I still have those tickets and I have no idea where I could possible sell them in the next few days. I know Sam has them and I was planning on advertising them at my church last Sunday, but mom didn't want to go and I didn't want to go by myself. I'm such a weener. Bah
I'm really worried about my math test tomorrow. If I don't get an A on the test, I'm doomed to getting a B+ in that class. That is incredibly tragic for me...I have been working exceptionally hard in math. What's pathethic, is that I have gotten an A on everything except 2 tests that I got a B and somehow I have a very low A in that class. I don't get it. Agh!
And I don't know what to do about Patti tomorrow. I'm sure she feels guilty enough with everyone picking on her. It's too late to bother trying to talk to her. I know tomorrow will be just as akward as yesterday. At least I have Rebecca. She just frustrates me. Even when her and Kyle were going out I was very frustrated, because during that whole time I had this crush on him and the more I talked to him the more it developed. Nowadays he doesn't talk to me much anymore and I figured I could still see him as a sort-of friend, since I no longer really consider him someone I could like all that much as a person, but I'm sure he's off drooling endlessly over Amy. Yes, this whole Kyle and Amy thing thoroughly amuses me. If I see them go out, I will laugh so hard I will fall on the floor and my internal organs will spew from my throat and I will die of laughter. Then I won't have to worry about laughing even more when they break up, because I'll already have died. Hahahaha!
I'm letting my grade slip in English and I HAVE GOT to get an A on the final and an A on the essay in order to ensure I get a high A, because at this point my A is probably low. Good god, must I stress about school so often? I stress over A-'s for god's sake! How pathethic is that?! I know a bunch of people who are happy to pass with a D and I'm worrying about an A-...ugh...sometimes I disgust myself...actually, it happens often.

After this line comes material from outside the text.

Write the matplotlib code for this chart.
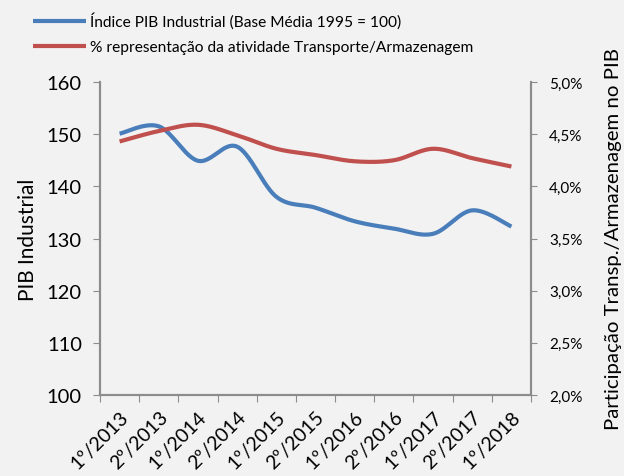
import numpy as np
import matplotlib.pyplot as plt
from matplotlib.ticker import FuncFormatter

periodos = ["1º/2013", "2º/2013", "1º/2014", "2º/2014", "1º/2015", "2º/2015",
            "1º/2016", "2º/2016", "1º/2017", "2º/2017", "1º/2018"]
pib_industrial = [150.1, 151.5, 144.9, 147.6, 138.0, 135.9, 133.3, 131.9, 130.9, 135.4, 132.3]
participacao = [4.43, 4.53, 4.59, 4.49, 4.36, 4.30, 4.24, 4.25, 4.36, 4.27, 4.19]

bg = "#F2F2F2"
azul = "#4A7EBB"
vermelho = "#C0504D"
cinza = "#8C8C8C"


def suaviza(x, y, n=30):
    # curva suavizada tipo Excel (Bezier pelos pontos)
    x = np.asarray(x, float)
    y = np.asarray(y, float)
    px = np.concatenate([[x[0]], x, [x[-1]]])
    py = np.concatenate([[y[0]], y, [y[-1]]])
    xs, ys = [], []
    t = np.linspace(0, 1, n)
    for i in range(1, len(px) - 2):
        p0 = np.array([px[i], py[i]])
        p3 = np.array([px[i + 1], py[i + 1]])
        p1 = p0 + (np.array([px[i + 1], py[i + 1]]) - np.array([px[i - 1], py[i - 1]])) / 6
        p2 = p3 - (np.array([px[i + 2], py[i + 2]]) - np.array([px[i], py[i]])) / 6
        b = ((1 - t) ** 3)[:, None] * p0 + (3 * (1 - t) ** 2 * t)[:, None] * p1 \
            + (3 * (1 - t) * t ** 2)[:, None] * p2 + (t ** 3)[:, None] * p3
        xs.extend(b[:, 0])
        ys.extend(b[:, 1])
    return np.array(xs), np.array(ys)


plt.rcParams['font.family'] = ['Lato', 'DejaVu Sans']

fig = plt.figure(figsize=(6.24, 4.77), dpi=100, facecolor=bg)
ax = fig.add_axes([100 / 624, 1 - 396 / 477, 431 / 624, 313 / 477])
ax.set_facecolor(bg)
ax2 = ax.twinx()

x = np.arange(len(periodos))
bx, by = suaviza(x, pib_industrial)
rx, ry = suaviza(x, participacao)
l1, = ax.plot(bx, by, color=azul, lw=3, solid_capstyle='butt')
l2, = ax2.plot(rx, ry, color=vermelho, lw=3, solid_capstyle='butt')

ax.set_xlim(-0.5, len(periodos) - 0.5)
ax.set_ylim(100, 160)
ax.set_yticks(range(100, 161, 10))
ax2.set_ylim(2.0, 5.0)
ax2.set_yticks(np.arange(2.0, 5.01, 0.5))
ax2.yaxis.set_major_formatter(FuncFormatter(lambda v, p: f"{v:.1f}%".replace(".", ",")))

ax.set_xticks(np.arange(-0.5, len(periodos), 1), minor=False)
ax.set_xticklabels([])
ax.set_xticks(x, minor=True)
ax.set_xticklabels(periodos, minor=True, rotation=45, ha='right', rotation_mode='anchor', fontsize=14)
ax.tick_params(axis='x', which='minor', length=0, pad=9)
ax.tick_params(axis='x', which='major', length=5, color=cinza, direction='out')
ax.tick_params(axis='y', labelsize=14.5, color=cinza, length=5, pad=8)
ax2.tick_params(axis='y', labelsize=11, color=cinza, length=4, pad=9)

for a in (ax, ax2):
    a.spines['top'].set_visible(False)
    for s in ('left', 'right', 'bottom'):
        a.spines[s].set_color(cinza)
        a.spines[s].set_linewidth(1.5)

ax.set_ylabel("PIB Industrial", fontsize=15, labelpad=6)
ax2.set_ylabel("Participação Transp./Armazenagem no PIB", fontsize=14.7, labelpad=16)

fig.legend([l1, l2], ["Índice PIB Industrial (Base Média 1995 = 100)",
                      "% representação da atividade Transporte/Armazenagem"],
           loc='upper left', bbox_to_anchor=(27 / 624, 1 - 7 / 477), frameon=False,
           fontsize=11.2, handlelength=3.4, handletextpad=0.25, labelspacing=0.73,
           borderaxespad=0)

fig.savefig("out.png", dpi=100, facecolor=bg)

My mood for today has not been peachy. I was acting all psychotic after school with Melissa, but that wore itself out. I don't know, maybe it's just that when I see Sam and Sonny hanging out I feel all giddy, because I completely adore Sam and she's been happy a lot lately, which makes me happy! But...even through that...lately I've felt pretty crummy, but it's probably from school or maybe it's from the fact that I keep seeing the things I want and could have had, but the things I hold myself back from saying or find myself saying tends to fuck me over. As Ulrich would say, "I don't like your attitude" No, I definately do not like my attitude.
Well...I'm going to um...continue my conversation of evil inventions with Fred and then possibly crawl into bed.